OBJECTIVE: Without including any pictures, write out the listing below exactly.

======

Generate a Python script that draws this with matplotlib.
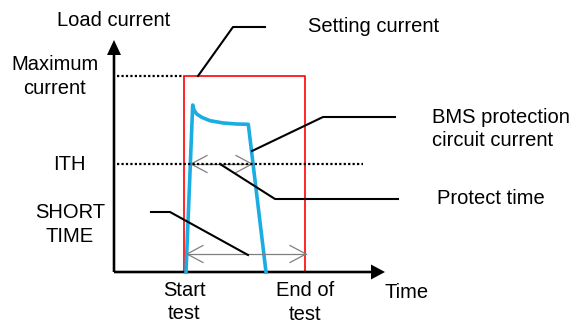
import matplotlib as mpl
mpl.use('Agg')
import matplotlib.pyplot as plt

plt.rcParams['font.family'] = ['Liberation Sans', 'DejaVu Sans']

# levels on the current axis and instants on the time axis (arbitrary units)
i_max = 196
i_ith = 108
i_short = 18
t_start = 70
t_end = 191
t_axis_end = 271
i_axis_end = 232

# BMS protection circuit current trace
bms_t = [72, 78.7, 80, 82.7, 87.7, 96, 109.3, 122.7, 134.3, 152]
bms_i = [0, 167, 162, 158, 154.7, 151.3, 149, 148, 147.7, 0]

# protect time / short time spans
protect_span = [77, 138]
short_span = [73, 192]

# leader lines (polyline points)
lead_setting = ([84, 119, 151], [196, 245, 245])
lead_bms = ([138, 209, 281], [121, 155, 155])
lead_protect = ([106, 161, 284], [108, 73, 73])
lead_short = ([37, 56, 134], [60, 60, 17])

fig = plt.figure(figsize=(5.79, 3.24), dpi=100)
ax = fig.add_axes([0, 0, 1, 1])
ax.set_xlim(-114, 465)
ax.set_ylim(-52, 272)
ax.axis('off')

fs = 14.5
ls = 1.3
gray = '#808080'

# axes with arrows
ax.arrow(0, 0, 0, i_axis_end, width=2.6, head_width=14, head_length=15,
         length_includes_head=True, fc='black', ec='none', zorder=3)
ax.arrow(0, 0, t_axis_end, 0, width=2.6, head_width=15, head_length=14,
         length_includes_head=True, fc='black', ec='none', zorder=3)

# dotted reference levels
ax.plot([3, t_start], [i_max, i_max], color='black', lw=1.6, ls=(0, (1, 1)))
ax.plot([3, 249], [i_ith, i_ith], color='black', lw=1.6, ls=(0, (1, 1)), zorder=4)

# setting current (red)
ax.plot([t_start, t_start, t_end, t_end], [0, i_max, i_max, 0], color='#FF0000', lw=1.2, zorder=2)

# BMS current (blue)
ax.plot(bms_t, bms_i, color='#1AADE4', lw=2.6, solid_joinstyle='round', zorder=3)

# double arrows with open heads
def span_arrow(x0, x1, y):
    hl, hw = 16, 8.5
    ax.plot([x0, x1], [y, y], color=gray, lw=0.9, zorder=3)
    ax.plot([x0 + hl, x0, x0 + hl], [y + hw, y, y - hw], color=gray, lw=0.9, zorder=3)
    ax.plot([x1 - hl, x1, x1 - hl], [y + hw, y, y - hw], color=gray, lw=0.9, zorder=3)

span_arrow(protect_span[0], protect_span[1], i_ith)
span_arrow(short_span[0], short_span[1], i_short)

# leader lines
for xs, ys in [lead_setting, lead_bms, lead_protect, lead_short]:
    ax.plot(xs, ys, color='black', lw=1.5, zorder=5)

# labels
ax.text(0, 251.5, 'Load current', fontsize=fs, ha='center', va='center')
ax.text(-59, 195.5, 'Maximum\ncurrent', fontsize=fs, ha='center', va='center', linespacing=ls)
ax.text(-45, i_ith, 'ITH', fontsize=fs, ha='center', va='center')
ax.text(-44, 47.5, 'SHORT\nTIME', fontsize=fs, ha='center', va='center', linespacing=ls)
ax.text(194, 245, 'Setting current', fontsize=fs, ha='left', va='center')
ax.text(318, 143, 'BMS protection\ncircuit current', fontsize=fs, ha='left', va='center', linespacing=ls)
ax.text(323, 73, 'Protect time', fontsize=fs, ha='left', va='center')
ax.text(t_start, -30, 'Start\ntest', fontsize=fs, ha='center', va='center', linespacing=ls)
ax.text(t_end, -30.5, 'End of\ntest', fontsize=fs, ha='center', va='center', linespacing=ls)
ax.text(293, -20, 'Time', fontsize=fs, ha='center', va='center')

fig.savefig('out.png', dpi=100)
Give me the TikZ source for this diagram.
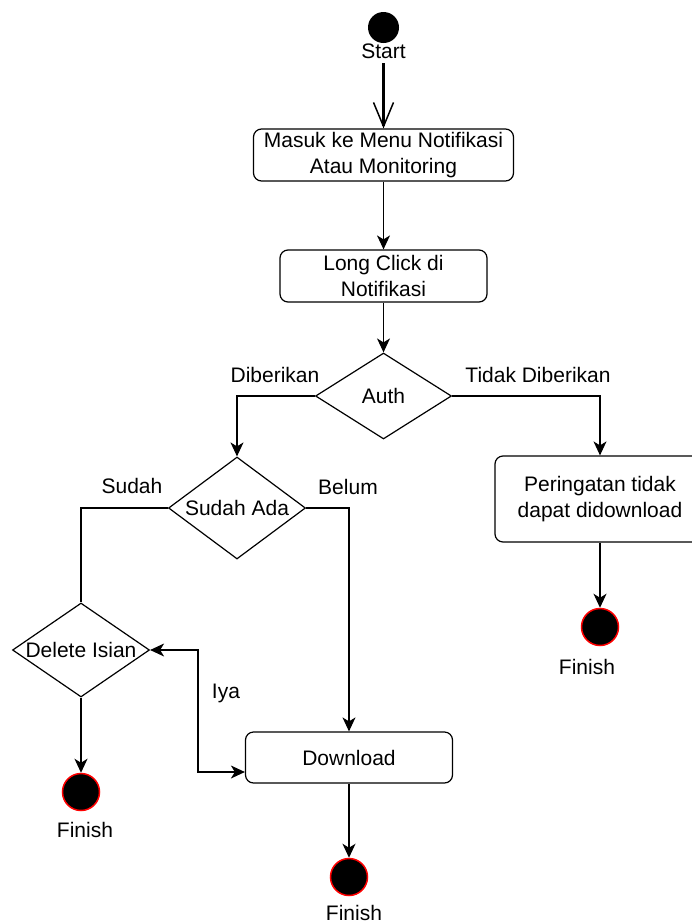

======

FINAL ANSWER:
Generate a Python script that draws this with matplotlib.
import matplotlib as mpl
mpl.use('Agg')
import matplotlib.pyplot as plt

plt.rcParams['font.family'] = ['Liberation Sans', 'DejaVu Sans']

# levels on the current axis and instants on the time axis (arbitrary units)
i_max = 196
i_ith = 108
i_short = 18
t_start = 70
t_end = 191
t_axis_end = 271
i_axis_end = 232

# BMS protection circuit current trace
bms_t = [72, 78.7, 80, 82.7, 87.7, 96, 109.3, 122.7, 134.3, 152]
bms_i = [0, 167, 162, 158, 154.7, 151.3, 149, 148, 147.7, 0]

# protect time / short time spans
protect_span = [77, 138]
short_span = [73, 192]

# leader lines (polyline points)
lead_setting = ([84, 119, 151], [196, 245, 245])
lead_bms = ([138, 209, 281], [121, 155, 155])
lead_protect = ([106, 161, 284], [108, 73, 73])
lead_short = ([37, 56, 134], [60, 60, 17])

fig = plt.figure(figsize=(5.79, 3.24), dpi=100)
ax = fig.add_axes([0, 0, 1, 1])
ax.set_xlim(-114, 465)
ax.set_ylim(-52, 272)
ax.axis('off')

fs = 14.5
ls = 1.3
gray = '#808080'

# axes with arrows
ax.arrow(0, 0, 0, i_axis_end, width=2.6, head_width=14, head_length=15,
         length_includes_head=True, fc='black', ec='none', zorder=3)
ax.arrow(0, 0, t_axis_end, 0, width=2.6, head_width=15, head_length=14,
         length_includes_head=True, fc='black', ec='none', zorder=3)

# dotted reference levels
ax.plot([3, t_start], [i_max, i_max], color='black', lw=1.6, ls=(0, (1, 1)))
ax.plot([3, 249], [i_ith, i_ith], color='black', lw=1.6, ls=(0, (1, 1)), zorder=4)

# setting current (red)
ax.plot([t_start, t_start, t_end, t_end], [0, i_max, i_max, 0], color='#FF0000', lw=1.2, zorder=2)

# BMS current (blue)
ax.plot(bms_t, bms_i, color='#1AADE4', lw=2.6, solid_joinstyle='round', zorder=3)

# double arrows with open heads
def span_arrow(x0, x1, y):
    hl, hw = 16, 8.5
    ax.plot([x0, x1], [y, y], color=gray, lw=0.9, zorder=3)
    ax.plot([x0 + hl, x0, x0 + hl], [y + hw, y, y - hw], color=gray, lw=0.9, zorder=3)
    ax.plot([x1 - hl, x1, x1 - hl], [y + hw, y, y - hw], color=gray, lw=0.9, zorder=3)

span_arrow(protect_span[0], protect_span[1], i_ith)
span_arrow(short_span[0], short_span[1], i_short)

# leader lines
for xs, ys in [lead_setting, lead_bms, lead_protect, lead_short]:
    ax.plot(xs, ys, color='black', lw=1.5, zorder=5)

# labels
ax.text(0, 251.5, 'Load current', fontsize=fs, ha='center', va='center')
ax.text(-59, 195.5, 'Maximum\ncurrent', fontsize=fs, ha='center', va='center', linespacing=ls)
ax.text(-45, i_ith, 'ITH', fontsize=fs, ha='center', va='center')
ax.text(-44, 47.5, 'SHORT\nTIME', fontsize=fs, ha='center', va='center', linespacing=ls)
ax.text(194, 245, 'Setting current', fontsize=fs, ha='left', va='center')
ax.text(318, 143, 'BMS protection\ncircuit current', fontsize=fs, ha='left', va='center', linespacing=ls)
ax.text(323, 73, 'Protect time', fontsize=fs, ha='left', va='center')
ax.text(t_start, -30, 'Start\ntest', fontsize=fs, ha='center', va='center', linespacing=ls)
ax.text(t_end, -30.5, 'End of\ntest', fontsize=fs, ha='center', va='center', linespacing=ls)
ax.text(293, -20, 'Time', fontsize=fs, ha='center', va='center')

fig.savefig('out.png', dpi=100)
Give me the TikZ source for this diagram.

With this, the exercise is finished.